Quantcast
Channel: Gio Carlo Cielo » linux
Viewing all articles
Browse latest Browse all 2

Bypassing UCI Resnet’s Cisco NAC Appliance for Windows Users

$
0
0

On a school night, homework piles up, stress accumulates and the Cisco NAC Appliance denies you Internet Access because “your virus definitions are out of date.” This obnoxious, little appliance consumes precious time from college students for trivial problems such as Microsoft updates.

To bypass the Cisco NAC Appliance, simply change your user-agent on either Firefox, Google Chrome or Internet Explorer. Afterwards, you can login with your UCInet ID and password through any of the following browsers.

Bypass Cisco NAC Agent by Changing Your User-Agent

For Firefox

  1. Enter about:config on your URL bar (where you type website names)
  2. If a warning appears about voiding warranties, accept it
  3. Right click anywhere on the Preference table to bring up the context menu
  4. Select New to String on the context menu
  5. Enter the preference name general.useragent.override
  6. Enter the string value Mozilla/5.0 (X11; Linux x86_64; rv:7.0.1) Gecko/20100101 Firefox/7.0.1

For Google Chrome

  1. Right click the Google Chrome shortcut to open the context menu
  2. Select Properties on the context menu
  3. Append --user-agent="Mozilla/5.0 (X11; Linux x86_64; rv:7.0.1) Gecko/20100101 Firefox/7.0.1" to the target field

For Internet Explorer

  1. Open regedit through Ctrl + R (opens the Run window) and enter regedit
  2. Find the key HKEY_LOCAL_MACHINE\SOFTWARE\Microsoft\Windows\CurrentVersion\Internet Settings\5.0\User Agent
  3. Create a new string value with the name Platform
  4. Set the data to Linux x86_64

The substring, X11; Linux x86_64;, of the user-agent fools Resnet to believe that your Operating System is Linux instead of Windows. Find me on campus if you’d like a detailed explanation of user-agent switching.

Now you can uninstall the Cisco NAC Agent and/or McAfee Anti-Virus software to clean up your computer.

Why You Should Bypass Resnet’s Cisco NAC Appliance

Although tedious and ostensibly unnecessary, the purpose of Resnet’s Cisco NAC agent is described on their website:

For those of you who remember the 2004-2005 school year, you might also remember the onslaught of viruses and worms that caused interruptions to network services and severe degradation of network performance.
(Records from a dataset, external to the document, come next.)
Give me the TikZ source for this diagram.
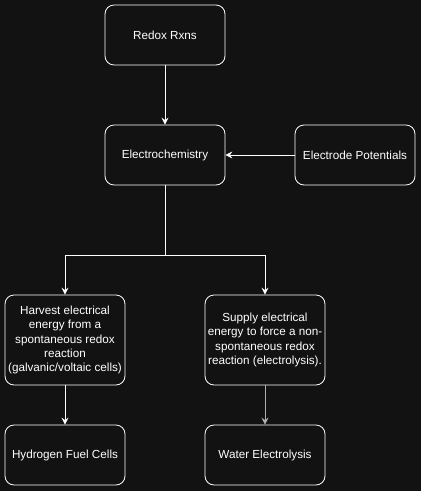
\documentclass[tikz,border=0pt]{standalone}
\usepackage{fontspec}
\setmainfont{Liberation Sans}
\usetikzlibrary{arrows.meta}

\definecolor{bgdark}{HTML}{121212}
\definecolor{softgray}{HTML}{B0B0B0}

\begin{document}
\begin{tikzpicture}[x=1pt,y=-1pt]
  \tikzset{box/.style = {shape=rectangle,draw=white,rounded corners=9pt,minimum width=120pt,minimum height=60pt,align=center,text=white,font=\fontsize{11.7pt}{14.3pt}\selectfont,inner sep=0pt,line width=0.8pt}}
  \tikzset{tallbox/.style = {box,minimum height=90pt}}
  \tikzset{edge/.style = {draw=white,line width=0.8pt,-{Stealth[length=7pt,width=7pt,inset=2.5pt]}}}

  \fill[bgdark] (0,0) rectangle (421,491);
  \useasboundingbox (0,0) rectangle (421,491);

	\node[box] (redox) at (165,35) {Redox Rxns};
	\node[box] (chem) at (165,155) {Electrochemistry};
	\node[box] (potentials) at (355,155) {Electrode Potentials};
	\node[tallbox] (harvest) at (65,340) {Harvest electrical\\energy from a\\spontaneous redox\\reaction\\(galvanic/voltaic cells)};
	\node[tallbox] (supply) at (265,340) {Supply electrical\\energy to force a non-\\spontaneous redox\\reaction (electrolysis).};
	\node[box] (fuel) at (65,455) {Hydrogen Fuel Cells};
	\node[box] (water) at (265,455) {Water Electrolysis};
	\coordinate (split) at (165,255);

    \foreach \from/\to in {redox/chem, potentials/chem, harvest/fuel}
    \path[edge] (\from) -- (\to);
    \draw[white,line width=0.8pt] (chem) -- (split);
    \foreach \to in {harvest, supply}
    \path[edge] (split) -| (\to);
    \path[edge,draw=softgray] (supply) -- (water);
\end{tikzpicture}
\end{document}
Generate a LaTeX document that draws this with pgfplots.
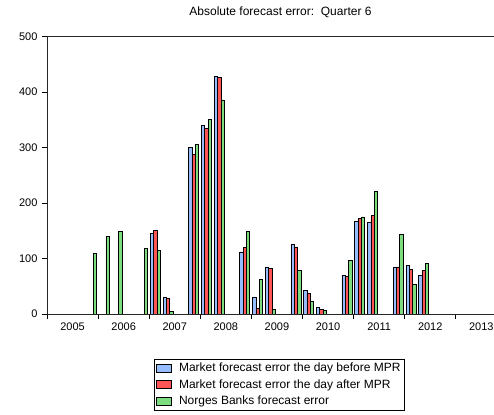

Starting in the fall of 2005, Residential Network Services took a big step towards substantially reducing the effect of viruses and worms on our network. To protect student computers and ultimately the network we all share, we have installed a Network Admission Control system called “Clean Access”.

Benefits of the Cisco NAC Appliance

Saves you from trivial viruses that manifest on stupid mistakes like fake music torrents.

Benefits of Bypassing the Cisco NAC Appliance

  1. Saves resources for other software and applications
  2. Near-instant Internet access
  3. Less restrictions for Internet access

Thus, by sacrificing trivial assurance of security, we gain near-instant Internet access on Windows:

Compare the Login Process on Windows to Linux and Mac

Trivially Connecting to the Internet via Resnet for Windows Users

Simply, there are three steps to gain Internet access on UCI’s Resnet services for Windows users:

  1. Download Cisco’s NAC Appliance
  2. Download Anti-Virus software with updated virus definitions
  3. Download all critical Microsoft updates

For our technically-inclined demographic of college students (not limited to Computer Science majors), this process is tedious; however, for everyone else, this process is daunting.

How the Cisco NAC Appliance Restricts Internet Access

Virus definition updates and Microsoft updates must both adhere to the Cisco NAC Appliance’s subjective standards. The Cisco NAC Appliance will deny anyone that has difficult obtaining an Anti-virus with sufficient virus definitions and Microsoft updates.

Remember that this process is necessary to gain Internet access, implying that we must download and update software without full Internet access. It is nearly impossible but not entirely improbable.

Additionally, if the Cisco NAC Appliance, has bugs (as I have personally experienced), it will deny you Internet access.

Loose restrictions are better: what if you have an essay to upload in five minutes and Cisco demands Anti-Virus definition updates as priority?

Compare this process to Linux and Mac users.

Trivially Connecting to the Internet via Resnet for Linux and Mac Users

  1. Visit a website e.g. Google
  2. Login with your UCInet ID and Password

Absolutely trivial for Linux and Mac users. This does not mean that people should start switching over to Linux and Mac because of an hour of downloads and updates and possibly more for troubleshooting.

Instead, all we need to do a little hacking.